Securing Applications from Untrusted Operating Systems using Enclaves
19 Nov 2018 Monday, 04:00 PM to 05:30 PM
COM2 Level 4
Executive Classroom, COM2-04-02
For decades, we have been building software with the default assumption of a trusted underlying stack such as the operating system. From a security standpoint, the status quo has been a hierarchical trust model, where trusting one layer implies trusting all the layers underneath it. However, with new usage models such as outsourced computing and analytics on third-party cloud services, trusting the operating system is no longer an option.
As a result, modern CPUs have started supporting new abstractions which address the threats of an untrusted operating system. Intel Software Guard Extensions (SGX) is one such new security capability available in commodity CPUs shipping from 2015. It allows user-level application code to execute in enclaves which are isolated from all other software on the system, even from the privileged operating system or hypervisor. However, these architectural solutions offer a trade-off between security, ease of usability, and compatibility with legacy software (both operating systems and applications).

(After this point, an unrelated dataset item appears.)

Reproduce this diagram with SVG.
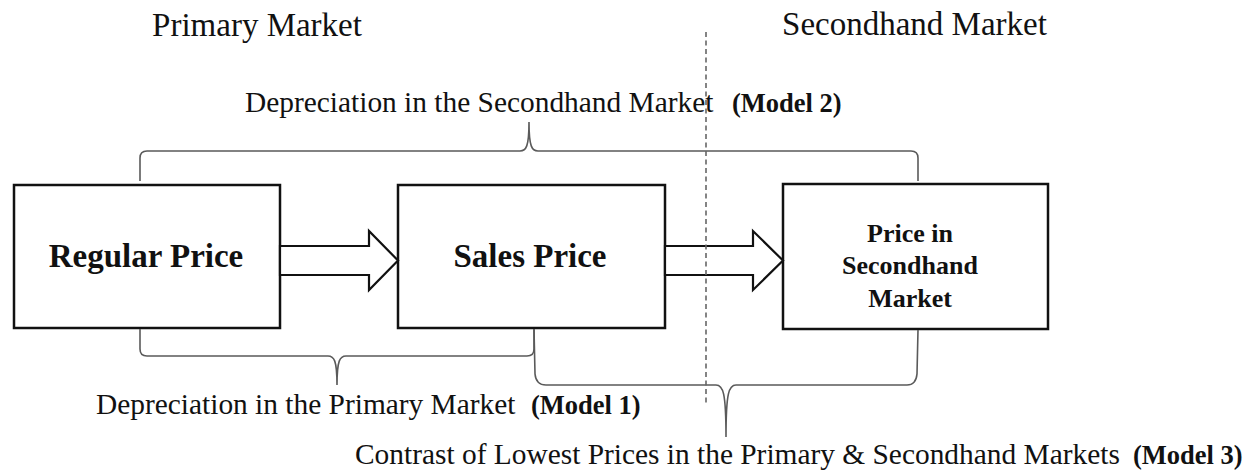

In this thesis, we envision a low trusted computing base(TCB), POSIX-compatible, side-channel resistant, and a formally verified solution which allows users to securely execute their applications on an untrusted operating system. To this end, we first build architectural support to execute user-level applications in an isolated execution environment. This architecture design is akin Intel SGX extensions, albeit achieving compatibility and scalability with legacy applications. Second, we build a low-TCB solution to execute legacy applications on Intel SGX platform. Third, we demonstrate the threat of a new class of attacks called page fault side-channel on cryptographic library implementations executing in Intel SGX. We build systematic defenses in hardware as well as software to prevent leakage via this side-channel. Finally, we formally model the class of attacks that the OS can launch against SGX enclaves via the filesystem API; and develop a complete set of formally verified specifications and implementation to disable them.